RENDER_MODERecommended for HA?Notes
child-process (default)✅ per-podEach pod warms its own Chromium. Safe and simple.
containerEach pod spawns a render container per request. Requires Docker socket; use cautiously (privileged).
socket✅ (most isolated)API pod has no Docker socket; a dedicated controller pod does. Best privilege separation.

Recommendation: start with child-process mode unless you have a specific privilege-separation requirement. Scale the API pods horizontally; render capacity scales with pod count.


5. Known Limitations

  1. Batch delivery jobs are in-memory per pod — pod restart mid-batch loses in-flight job state (DLQ still captures permanent failures).
  2. Audit and render-usage purge schedulers run per pod — harmless duplicate work. If this shows up in DB load metrics, operator may disable on all but one pod via env-var gating (not currently exposed — follow-up).
  3. TenantStatusCache staleness window (default 10 s) — archive-a-tenant propagation is eventually consistent within TTL.
  4. No read replicas — Prisma is configured against a single DATABASE_URL. Under very high read load, scale Postgres vertically or add a read-replica-aware proxy (PgBouncer + per-query routing) in front of the database; the app does not partition reads itself.

6. Reference Compose

A reference docker-compose.ha.yml is provided at the repo root.

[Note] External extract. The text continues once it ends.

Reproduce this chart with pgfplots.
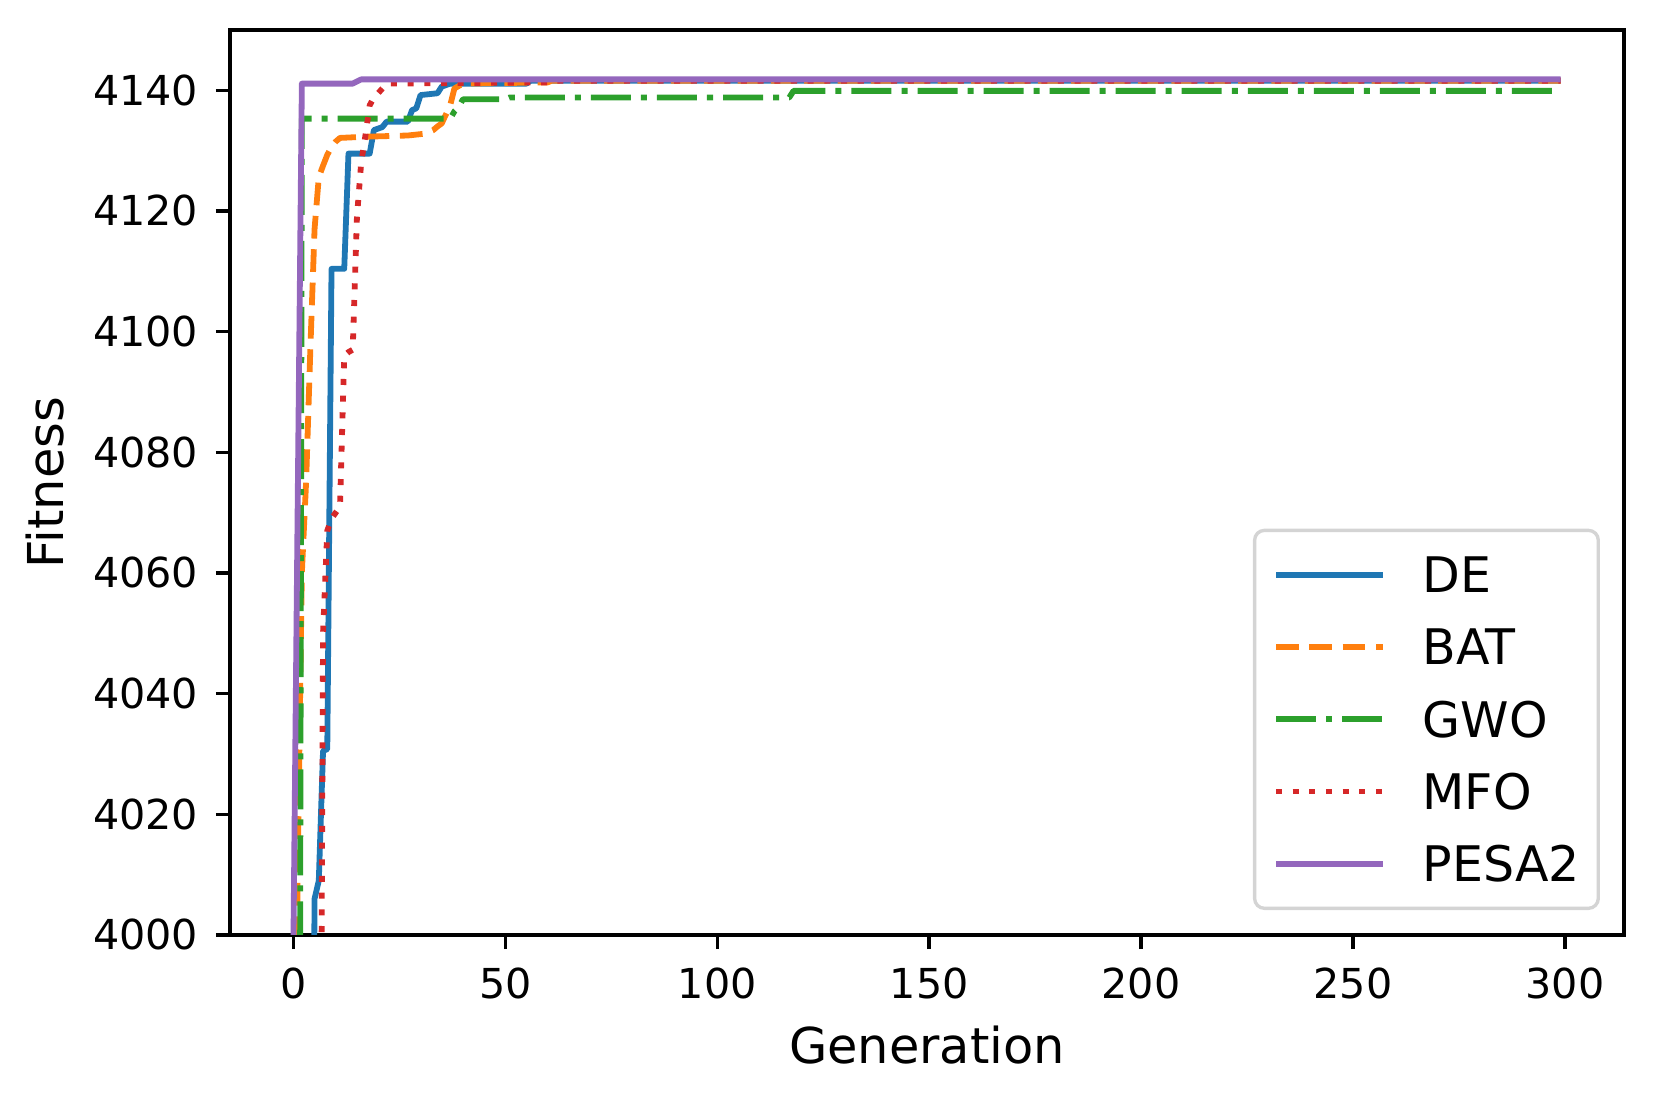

This is a demo / evaluation stack, not a production reference. It exists to make the validation exercise in § 7 reproducible on a single host and to show the wiring. For production:

  • Replace MinIO with managed S3.
  • Replace the Postgres container with a managed Postgres service (backups, HA, PITR).
  • Replace the simple LB container with your production ingress (ALB, GCLB, nginx, Traefik, etc.).
  • Store secrets in your platform’s secret manager, not the compose file.

See docker-compose.ha.yml for the stack and docs/ha-validation-report.md for the validation results.


7. Validation Checklist

Manual smoke test — not an automated regression gate. Rerun after major version upgrades or infrastructure changes. Results captured in ha-validation-report.md.

  1. Shared asset readability. Upload an asset via pod A, render a template referencing it via pod B. Expect: same asset bytes returned in the PDF.
  2. Schedule fires exactly once. Configure a cron schedule; start 2+ pods; wait for one tick. Query schedule_executions table — expect exactly one row per scheduled tick (not one per pod).
  3. Editor token cross-pod. Mint an editor token via pod A (POST /editor-token), submit a template mutation via pod B with that token. Expect: 200 + audit row attributed to the minter.
  4. Graceful degradation. Kill one pod mid-request. Expect: other pods continue to serve; LB routes around the failed pod.
  5. Tenant archive propagation. In multi-tenant mode, archive a tenant via pod A. Wait TENANT_STATUS_CACHE_TTL_MS. Expect: write attempts via pod B are rejected.
  6. Key rotation. Follow the API_KEY_*_PREVIOUS runbook. Expect: zero 401s during the rotation window when clients are switched one-by-one.

An automated harness for this checklist is tracked as a follow-up initiative.